Artwork
John C. Calhoun

John C. Calhoun is a watercolor work on paper by the Romanticist artist Savinien Edme Dubourjal. It dates from 1846 and is held in the collection of the Metropolitan Museum of Art.
About this work
Overview
Created in 1846 by French‑born artist Savinien Edme Dubourjal, this portrait presents John C. Calhoun, the former U.S. vice president and prominent advocate of slavery. Executed on Bristol board with watercolor, lead‑white gouache, and gum arabic, the work belongs to the American Wing collection.
Subject & Meaning
The sitter is shown in a dark suit, his gaze fixed directly ahead and his thin lips tightly pressed, conveying a sense of resolve. The portrait captures Calhoun at a moment of political prominence, reflecting his public persona as a determined defender of Southern interests.
Technique & Style
Dubourjal employed delicate watercolor washes combined with minute applications of white gouache to model the facial features, giving the skin a near‑luminescent quality.
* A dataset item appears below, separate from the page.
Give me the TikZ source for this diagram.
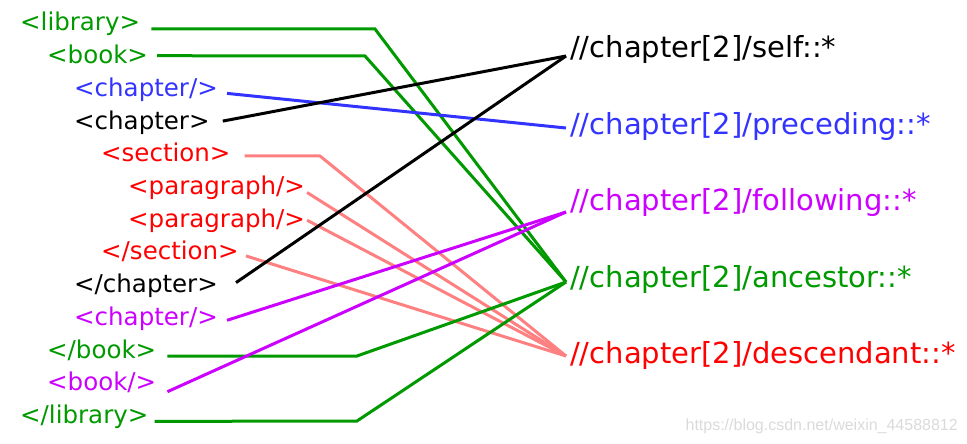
\documentclass[tikz,border=0pt]{standalone}
\usepackage{fontspec}
\setmainfont{DejaVu Sans}
\newfontfamily\wmfont{Liberation Sans}
\usetikzlibrary{calc}
\definecolor{cgreen}{HTML}{009900}
\definecolor{cblue}{HTML}{3333FF}
\definecolor{cmag}{HTML}{CC00FF}
\definecolor{cred}{HTML}{FF0000}
\definecolor{cpink}{HTML}{FF8080}
\definecolor{cwm}{HTML}{DADADA}
\tikzset{
  lt/.style={anchor=base west, inner sep=0pt, font=\fontsize{24.5}{26}\selectfont},
  rt/.style={anchor=base west, inner sep=0pt, font=\fontsize{29}{31}\selectfont},
  ln/.style={line width=3pt},
}
\begin{document}
\begin{tikzpicture}[x=1pt,y=-1pt]
\useasboundingbox (0,0) rectangle (967,444);
% left column
\node[lt, text=cgreen] (lib)  at (20,31)    {<library>};
\node[lt, text=cgreen] (bk)   at (47,63.7)  {<book>};
\node[lt, text=cblue]  (chA)  at (74,96.4)  {<chapter/>};
\node[lt, text=black]  (chB)  at (74,129.1) {<chapter>};
\node[lt, text=cred]   (sec)  at (101,161.8){<section>};
\node[lt, text=cred]   (parA) at (128,194.5){<paragraph/>};
\node[lt, text=cred]   (parB) at (128,227.2){<paragraph/>};
\node[lt, text=cred]   (secE) at (101,259.9){</section>};
\node[lt, text=black]  (chE)  at (74,292.6) {</chapter>};
\node[lt, text=cmag]   (chC)  at (74,325.3) {<chapter/>};
\node[lt, text=cgreen] (bkE)  at (47,358)   {</book>};
\node[lt, text=cmag]   (bkB)  at (47,390.7) {<book/>};
\node[lt, text=cgreen] (libE) at (20,423.4) {</library>};
% right column
\node[rt, text=black]  (self) at (570,58)  {//chapter[2]/self::*};
\node[rt, text=cblue]  (prec) at (570,135) {//chapter[2]/preceding::*};
\node[rt, text=cmag]   (foll) at (570,210) {//chapter[2]/following::*};
\node[rt, text=cgreen] (anc)  at (570,287) {//chapter[2]/ancestor::*};
\node[rt, text=cred]   (desc) at (570,363) {//chapter[2]/descendant::*};
% watermark
\node[anchor=base east, inner sep=0pt, text=cwm, font=\wmfont\fontsize{16}{18}\selectfont] (wm) at (958,430) {https://blog.csdn.net/weixin\_44588812};
% end points on the right
\coordinate (pSelf) at ([xshift=-4pt,yshift=2pt]self.base west);
\coordinate (pPrec) at ([xshift=-4pt,yshift=7pt]prec.base west);
\coordinate (pFoll) at ([xshift=-4pt,yshift=-2pt]foll.base west);
\coordinate (pAnc)  at ([xshift=-4pt,yshift=5pt]anc.base west);
\coordinate (pDesc) at ([xshift=-4pt,yshift=7pt]desc.base west);
% connectors
\draw[ln, cgreen] ([xshift=11pt,yshift=2pt]lib.base east) -- (375,29) -- (pAnc);
\draw[ln, cgreen] ([xshift=9pt,yshift=8pt]bk.base east) -- (365,56) -- (pAnc);
\draw[ln, cblue]  ([xshift=9pt,yshift=3pt]chA.base east) -- (pPrec);
\draw[ln, black]  ([xshift=13pt,yshift=8pt]chB.base east) -- (pSelf);
\draw[ln, cpink]  ([xshift=14pt,yshift=6pt]sec.base east) -- (320,156) -- (pDesc);
\draw[ln, cpink]  ([xshift=2pt,yshift=2pt]parA.base east) -- (pDesc);
\draw[ln, cpink]  ([xshift=2pt,yshift=7pt]parB.base east) -- (pDesc);
\draw[ln, cpink]  ([xshift=7pt,yshift=4pt]secE.base east) -- (pDesc);
\draw[ln, black]  ([xshift=18pt,yshift=10pt]chE.base east) -- (pSelf);
\draw[ln, cmag]   ([xshift=9pt,yshift=5pt]chC.base east) -- (pFoll);
\draw[ln, cgreen] ([xshift=11pt,yshift=2pt]bkE.base east) -- (357,356) -- (pAnc);
\draw[ln, cmag]   ([xshift=11pt,yshift=-1pt]bkB.base east) -- (pFoll);
\draw[ln, cgreen] ([xshift=6pt,yshift=2pt]libE.base east) -- (357,421) -- (pAnc);
\end{tikzpicture}
\end{document}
This approach, unusual for mid‑nineteenth‑century political portraiture that favored oil, creates a softer, more immediate presence that suggests the figure might speak at any instant.
History & Provenance
The painting entered the museum’s American Wing as part of its early acquisitions of nineteenth‑century American political portraiture. Its provenance traces back to private collections that held Dubourjal’s work before its donation to the institution, where it remains on display as a rare example of watercolor portraiture from the era.